→ **Directions**: Quote word for word the lines below, beginning with the first and ending with the one that has "import plotly.graph_objects as go". Drop the pictures.

→ **Collected material**:
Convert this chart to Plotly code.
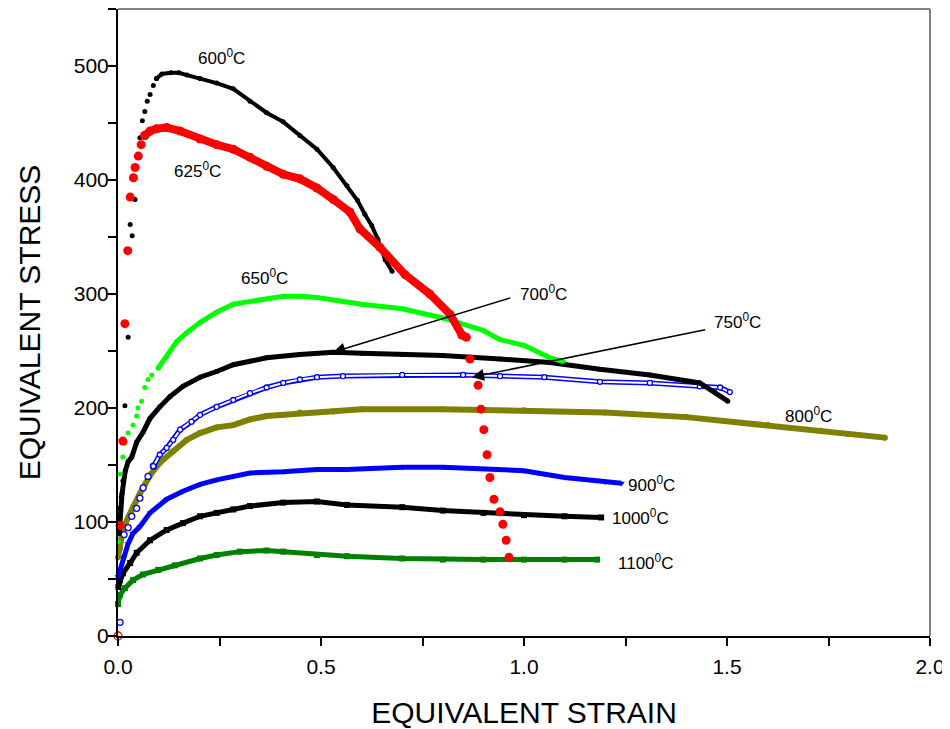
import plotly.graph_objects as go

# ---- data (strain, stress) ----
s600_rise_x = [0.0, 0.004, 0.008, 0.012, 0.017, 0.025, 0.030, 0.035, 0.042, 0.046, 0.054, 0.060, 0.066, 0.072, 0.079, 0.087, 0.095]
s600_rise_y = [0, 112, 122, 136, 202, 262, 361, 351, 383, 411, 437, 452, 460, 469, 475, 483, 489]
s600_x = [0.095, 0.108, 0.13, 0.15, 0.17, 0.202, 0.243, 0.284, 0.325, 0.366, 0.407, 0.448, 0.49, 0.53, 0.564, 0.59, 0.608, 0.625, 0.64, 0.658, 0.675]
s600_y = [489, 493, 494, 494, 492, 489, 485, 480, 469, 459, 451, 439, 427, 411, 395, 382, 370, 360, 348, 330, 320]

s625_rise_x = [0.005, 0.012, 0.017, 0.024, 0.030, 0.038, 0.042, 0.05, 0.057, 0.066]
s625_rise_y = [97, 171, 274, 338, 385, 402, 411, 421, 431, 439]
s625_x = [0.066, 0.079, 0.095, 0.12, 0.153, 0.202, 0.243, 0.284, 0.325, 0.366, 0.407, 0.448, 0.49, 0.53, 0.571, 0.596, 0.645, 0.707, 0.768, 0.818, 0.847, 0.858]
s625_y = [439, 443, 445, 446, 443, 436, 431, 427, 420, 412, 405, 401, 393, 383, 372, 357, 341, 317, 300, 282, 264, 262]
s625_fall_x = [0.867, 0.887, 0.894, 0.901, 0.909, 0.916, 0.926, 0.941, 0.948, 0.956, 0.963]
s625_fall_y = [243, 220, 199, 181, 159, 139, 120, 109, 98, 84, 69]

s650_rise_x = [0.001, 0.005, 0.012, 0.017, 0.025, 0.037, 0.046, 0.049, 0.058, 0.066, 0.074, 0.083, 0.099]
s650_rise_y = [83, 142, 157, 169, 178, 185, 193, 200, 206, 218, 225, 229, 235]
s650_x = [0.099, 0.12, 0.144, 0.169, 0.202, 0.243, 0.284, 0.30, 0.35, 0.407, 0.45, 0.49, 0.564, 0.6, 0.7, 0.8, 0.9, 0.941, 1.0, 1.064, 1.096]
s650_y = [235, 245, 258, 266, 275, 284, 291, 292, 295, 298, 298, 297, 293, 291, 287, 279, 268, 260, 255, 244, 241]

s700_x = [0.003, 0.010, 0.018, 0.025, 0.034, 0.046, 0.062, 0.079, 0.103, 0.128, 0.16, 0.202, 0.243, 0.284, 0.325, 0.366, 0.448, 0.53, 0.6, 0.7, 0.8, 0.941, 1.064, 1.187, 1.31, 1.433, 1.47, 1.502]
s700_y = [90, 125, 145, 153, 157, 170, 179, 191, 201, 210, 219, 227, 232, 238, 241, 244, 247, 249, 248, 247, 246, 243, 240, 234, 229, 222, 214, 206]

s750_rise_x = [0.0, 0.005, 0.015, 0.025, 0.034, 0.046, 0.054, 0.062, 0.074, 0.087]
s750_rise_y = [0, 12, 89, 95, 105, 112, 121, 130, 140, 149]
s750_x = [0.087, 0.103, 0.12, 0.136, 0.153, 0.181, 0.202, 0.243, 0.284, 0.325, 0.366, 0.407, 0.448, 0.49, 0.554, 0.7, 0.85, 0.941, 1.05, 1.187, 1.31, 1.433, 1.483, 1.507]
s750_y = [149, 159, 165, 172, 181, 188, 194, 201, 207, 213, 218, 222, 225, 227, 228, 229, 229, 228, 227, 223, 222, 219, 218, 214]

s800_x = [0.0, 0.005, 0.012, 0.025, 0.037, 0.054, 0.079, 0.103, 0.136, 0.169, 0.202, 0.243, 0.284, 0.325, 0.366, 0.407, 0.448, 0.53, 0.6, 0.8, 1.0, 1.2, 1.4, 1.6, 1.73, 1.8, 1.889]
s800_y = [69, 77, 93, 104, 113, 125, 141, 152, 162, 172, 178, 183, 185, 190, 193, 194, 196, 197, 199, 199, 198, 196, 192, 185, 180, 177, 174]

s900_x = [0.0, 0.005, 0.012, 0.025, 0.037, 0.054, 0.079, 0.12, 0.16, 0.202, 0.243, 0.284, 0.325, 0.407, 0.49, 0.564, 0.7, 0.8, 0.9, 1.0, 1.1, 1.2, 1.24]
s900_y = [52, 58, 69, 81, 90, 96, 108, 120, 127, 133, 137, 140, 143, 144, 146, 146, 148, 148, 147, 145, 139, 135, 134]

s1000_x = [0.001, 0.005, 0.012, 0.03, 0.046, 0.079, 0.12, 0.16, 0.202, 0.243, 0.284, 0.325, 0.407, 0.49, 0.564, 0.7, 0.8, 0.9, 1.0, 1.1, 1.19]
s1000_y = [43, 49, 55, 64, 73, 84, 93, 99, 105, 108, 111, 114, 117, 118, 115, 113, 110, 108, 106, 105, 104]

s1100_x = [0.0, 0.005, 0.017, 0.037, 0.062, 0.099, 0.14, 0.202, 0.243, 0.30, 0.366, 0.407, 0.49, 0.564, 0.7, 0.8, 0.9, 1.0, 1.1, 1.18]
s1100_y = [28, 36, 42, 49, 54, 58, 62, 68, 71, 74, 75, 74, 71, 70, 68, 67, 67, 67, 67, 67]

# labels: (text, strain, stress)
labels = [
    ("600<sup>0</sup>C", 0.256, 508),
    ("625<sup>0</sup>C", 0.195, 409),
    ("650<sup>0</sup>C", 0.362, 315),
    ("700<sup>0</sup>C", 1.047, 301),
    ("750<sup>0</sup>C", 1.525, 276),
    ("800<sup>0</sup>C", 1.700, 194),
    ("900<sup>0</sup>C", 1.315, 133),
    ("1000<sup>0</sup>C", 1.286, 104),
    ("1100<sup>0</sup>C", 1.300, 65),
]
# arrows: (tail strain, tail stress, head strain, head stress)
arrows = [
    (0.970, 297, 0.53, 249),
    (1.450, 269, 0.872, 227),
]

FONT = "Arial, 'Liberation Sans', sans-serif"
fig = go.Figure()

def dots(x, y, color, size, symbol="circle", open_=False):
    m = dict(color=color, size=size, symbol=symbol)
    if open_:
        m = dict(color="white", size=size, symbol="circle", line=dict(color=color, width=1.3))
    fig.add_trace(go.Scatter(x=x, y=y, mode="markers", marker=m, showlegend=False,
                             hoverinfo="skip", cliponaxis=False))

def band(x, y, color, width, msize, symbol="circle"):
    fig.add_trace(go.Scatter(x=x, y=y, mode="lines+markers",
                             line=dict(color=color, width=width),
                             marker=dict(color=color, size=msize, symbol=symbol),
                             showlegend=False, hoverinfo="skip", cliponaxis=False))

# 1100, 1000, 900, 800
band(s1100_x, s1100_y, "#008000", 5, 6, "square")
band(s1000_x, s1000_y, "#000000", 5, 6, "square")
band(s900_x, s900_y, "#0000FF", 5, 6, "triangle-down")
band(s800_x, s800_y, "#808000", 6, 6)
# 750 open-circle band
dots(s750_rise_x, s750_rise_y, "#0000FF", 6, open_=True)
fig.add_trace(go.Scatter(x=s750_x, y=s750_y, mode="lines", line=dict(color="#0000FF", width=5),
                         showlegend=False, hoverinfo="skip"))
fig.add_trace(go.Scatter(x=s750_x, y=s750_y, mode="lines+markers", line=dict(color="white", width=2),
                         marker=dict(color="white", size=5, symbol="circle",
                                     line=dict(color="#0000FF", width=1.3)),
                         showlegend=False, hoverinfo="skip"))
# 700
band(s700_x, s700_y, "#000000", 5, 5)
# 650
dots(s650_rise_x, s650_rise_y, "#00FF00", 5)
band(s650_x, s650_y, "#00FF00", 5, 5)
# 600
dots(s600_rise_x, s600_rise_y, "#000000", 5)
band(s600_x, s600_y, "#000000", 4, 5)
# 625
dots(s625_rise_x, s625_rise_y, "#FF0000", 9)
band(s625_x, s625_y, "#FF0000", 8, 9)
dots(s625_fall_x, s625_fall_y, "#FF0000", 9)
dots([0.0], [0.0], "#FF0000", 8, open_=True)

for t, x, y in labels:
    fig.add_annotation(x=x, y=y, text=t, showarrow=False, xref="x", yref="y",
                       font=dict(family=FONT, size=17, color="black"))
for tx, ty, hx, hy in arrows:
    fig.add_annotation(x=hx, y=hy, ax=tx, ay=ty, xref="x", yref="y", axref="x", ayref="y",
                       text="", showarrow=True, arrowhead=2, arrowsize=1.6, arrowwidth=1.5,
                       arrowcolor="black")

# grey top/right frame
fig.add_shape(type="line", xref="paper", yref="paper", x0=0, x1=1, y0=1, y1=1,
              line=dict(color="#808080", width=2))
fig.add_shape(type="line", xref="paper", yref="paper", x0=1, x1=1, y0=0, y1=1,
              line=dict(color="#808080", width=2))

axis_common = dict(showgrid=False, zeroline=False, showline=True, linecolor="black", linewidth=2,
                   ticks="outside", ticklen=8, tickwidth=2, tickcolor="black", automargin=False,
                   tickfont=dict(family=FONT, size=21, color="black"))
fig.update_xaxes(range=[0, 2.0], dtick=0.5, tick0=0, tickformat=".1f", ticklabelstandoff=3,
                 minor=dict(ticks="outside", dtick=0.25, ticklen=8, tickwidth=2, tickcolor="black"),
                 title=dict(text="EQUIVALENT STRAIN", font=dict(family=FONT, size=30, color="black"), standoff=26),
                 **axis_common)
fig.update_yaxes(range=[0, 550], dtick=100, tick0=0, ticklabelstandoff=-5,
                 minor=dict(ticks="outside", dtick=50, ticklen=8, tickwidth=2, tickcolor="black"),
                 title=dict(text="EQUIVALENT STRESS", font=dict(family=FONT, size=30, color="black"), standoff=24),
                 **axis_common)
# page body has an 8px default margin, so the figure is 942x721 to fit the 950x729 window
fig.update_layout(width=942, height=721, margin=dict(l=110, r=20, t=1, b=93),
                  plot_bgcolor="white", paper_bgcolor="white")
fig.write_html("out.html")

→ **Solution for this exercise**:
Convert this chart to Plotly code.
import plotly.graph_objects as go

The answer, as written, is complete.